Once you’ve made the decision to sell your internet business, it’s important to tend to a few items that will help you get the most out of the sale of your business and make the process as smooth as possible. Here are six tips to keep in mind when your business is listed for sale:
1. Organize Your Data – Prior to actually posting your listing for sale, you’ll need to submit various details about your company that will be compiled into a professional presentation usually called a prospectus. Getting your statistics and financial bookkeeping organized and gathering other details like customer demographics, market share etc. will go a long way preparing an excellent, accurate marketing piece that attracts attention and interest. Providing accurate business details at the start goes a long way in gaining buyers’ trust in the material provided and thus interest to find out more. In addition, doing the leg work up front at this stage pays off during the due diligence stage once an offer is accepted…..nothing drags out and throws a proverbial wrench into a deal more than chaotic books and records.
2. Keep Your Data Updated – Beyond the initial data that you submitted to create the prospectus for your company, you will need to provide updated Trailing 12 P&L Statements and Traffic on a monthly basis. Potential buyers will always want to see the most current data for your company. Keeping your books updated will make it easier to keep your listing updated and ultimately potential business buyers.
3. Continue to Operate Your Business – The most important thing you can do while your business is listed for sale is continue to operate the business as if you were going to keep it. Sometimes business owners have chosen to sell because they have lost interest in their website business or they just have other ventures keeping them busy. Unfortunately, if the seller does not maintain focus on the business and continue to run it to keep it stable or growing, it can decline and in some cases begin to atrophy.

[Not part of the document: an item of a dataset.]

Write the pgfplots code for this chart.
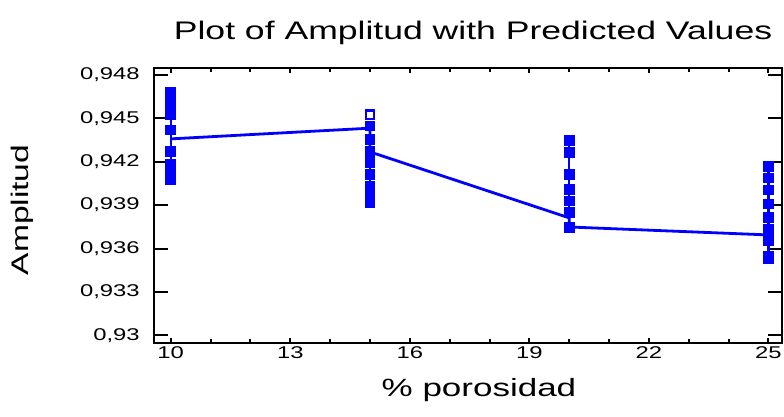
\documentclass[border=0pt]{standalone}
\usepackage{fontspec}
\setmainfont[FakeStretch=1.4]{Liberation Sans}
\usepackage{pgfplots}
\pgfplotsset{compat=1.18}
\definecolor{sgblue}{RGB}{0,0,255}
\begin{document}
\begin{tikzpicture}
\begin{axis}[
    scale only axis,
    width=314pt, height=137.5pt,
    xmin=9.58, xmax=25.34,
    ymin=0.92947, ymax=0.94848,
    xtick={10,13,16,19,22,25},
    minor x tick num=2,
    ytick={0.93,0.933,0.936,0.939,0.942,0.945,0.948},
    scaled y ticks=false,
    /pgf/number format/assume math mode=true,
    yticklabel style={/pgf/number format/fixed, /pgf/number format/precision=3, /pgf/number format/use comma},
    tick label style={font=\fontsize{8.5}{10}\selectfont},
    yticklabel style={anchor=east, inner sep=0pt, xshift=-7pt},
    xticklabel style={anchor=north, inner sep=0pt, yshift=-1.5pt},
    axis line style={line width=1.1pt},
    every tick/.style={black, line width=1pt},
    xtick style={/pgfplots/major tick length=2.5pt, /pgfplots/minor tick length=2pt},
    ytick style={/pgfplots/major tick length=7pt},
    title={Plot of Amplitud with Predicted Values},
    title style={font=\fontsize{12.7}{14}\selectfont, at={(axis description cs:0.5,1)}, anchor=center, yshift=11.5pt, xshift=2.5pt},
    xlabel={\% porosidad},
    xlabel style={font=\fontsize{12.5}{14}\selectfont, at={(axis description cs:0.5,0)}, anchor=center, yshift=-23.5pt, xshift=5.5pt},
    ylabel={Amplitud},
    ylabel style={font=\fontsize{12}{14}\selectfont, at={(axis description cs:0,0.5)}, anchor=center, yshift=66pt, xshift=-2.25pt},
]
\coordinate (ll) at (rel axis cs:0,0);
\coordinate (ur) at (rel axis cs:1,1);
% observed values, one column per porosity level
\addplot[sgblue, line width=1.2pt, mark=square*, mark size=2.1pt, mark options={solid, fill=sgblue, rounded corners=0.6pt}] coordinates {
    (10,0.94678) (10,0.94600) (10,0.94524) (10,0.94420) (10,0.94268)
    (10,0.94185) (10,0.94114) (10,0.94074)
};
\addplot[sgblue, line width=1.2pt, mark=square*, mark size=2.1pt, mark options={solid, fill=sgblue, rounded corners=0.6pt}] coordinates {
    (15,0.94447) (15,0.94351) (15,0.94270) (15,0.94192) (15,0.94109)
    (15,0.94028) (15,0.93950) (15,0.93915)
};
\addplot[sgblue, line width=1.2pt, mark=square, mark size=2.1pt, mark options={solid, fill=white}] coordinates {
    (15,0.94524)
};
\addplot[sgblue, line width=1.2pt, mark=square*, mark size=2.1pt, mark options={solid, fill=sgblue, rounded corners=0.6pt}] coordinates {
    (20,0.94346) (20,0.94266) (20,0.94109) (20,0.94010) (20,0.93929)
    (20,0.93851) (20,0.93747)
};
\addplot[sgblue, line width=1.2pt, mark=square*, mark size=2.1pt, mark options={solid, fill=sgblue, rounded corners=0.6pt}] coordinates {
    (25,0.94166) (25,0.94088) (25,0.94005) (25,0.93908) (25,0.93812)
    (25,0.93729) (25,0.93655) (25,0.93544) (25,0.93530)
};
% predicted values
\addplot[sgblue, line width=1.4pt, no markers] coordinates {
    (10,0.94358) (15,0.94432) (15,0.94268) (20,0.93812) (20,0.93749) (25,0.93694)
};
\end{axis}
\pgfresetboundingbox
\path[use as bounding box] ([shift={(-77pt,-37pt)}]ll) rectangle ([shift={(1pt,34pt)}]ur);
\end{tikzpicture}
\end{document}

Since the selling price is mostly affected by the recent Trailing 12 Months Net Income, declining profits will put downward pressure on the price and all of the hard work that was put into building/operating the site may be lost in terms of reaping its final reward. It is in your best interest to keep operating your business with an eye on keeping profits stable or growth to get the best selling price.
4. Answer Preliminary Questions Timely – After reviewing your company prospectus, interested buyers will likely have specific questions before submitting an offer. Responding to these questions as quickly as possible will go a long way in keeping momentum with the interested parties and moving forward toward an offer. In addition, having a solid grasp of your business and operations will transmit confidence in an interested buyer.
5. Prepare for Due Diligence – Once an offer has been accepted, the buyer will have a specified and agreed upon period of time to substantiate the data initially presented when the business was being promoted for sale. Gathering all of your documents required for this process such as financial statements, bank statements, merchant accounts, tax returns, etc. ahead of time and having them ready to provide a buyer who has extended an acceptable offer will facilitate a quicker smoother due diligence period. Having this support documentation readily available and provided timely can instill a sense of trust and security to the buyer. Besides your data being successfully substantiated by the buyer, this more than anything will secure a closing after an offer has been accepted.
6. Be Flexible – In today’s economic environment, it is important for sellers to be more flexible with their sale terms. While most sellers would agree that their ideal offer is an all cash deal at full asking price, these deals are not the norm. For buyers offering all cash at close, they usually offer less that the list price as a trade-off to presenting all cash. Other buyers may not be able to provide all cash at close either through their own means or outside financing. These buyers will likely offer a portion of the price as cash at close and request some seller financing for the remainder. Offering terms with a decent interest rate to a buyer is a nice way of receiving a good return on your money as well as the benefit of some tax deferral. Being more flexible with terms may also mean accepting less upfront in lieu of a back-end, upside earn-out or profit sharing arrangement.
While every deal depends on the party acquiring the business and the confidence in the person who will be taking over the reigns, being open to different deal structures such as coming down off the ask price for full cash offers, providing some seller financing or accepting an earn-out or profit sharing arrangement, may be the difference between getting a deal done or having your business sit on the market unsold. An experienced website sales professional should be able to help navigate you through the negotiation and explain these concepts in more detail.
Following these simple tips and guidelines will make for a speedier, smoother sale process and likely insure a deal is consummated allowing you to exit your business sooner and get you one step closer toward your future goals.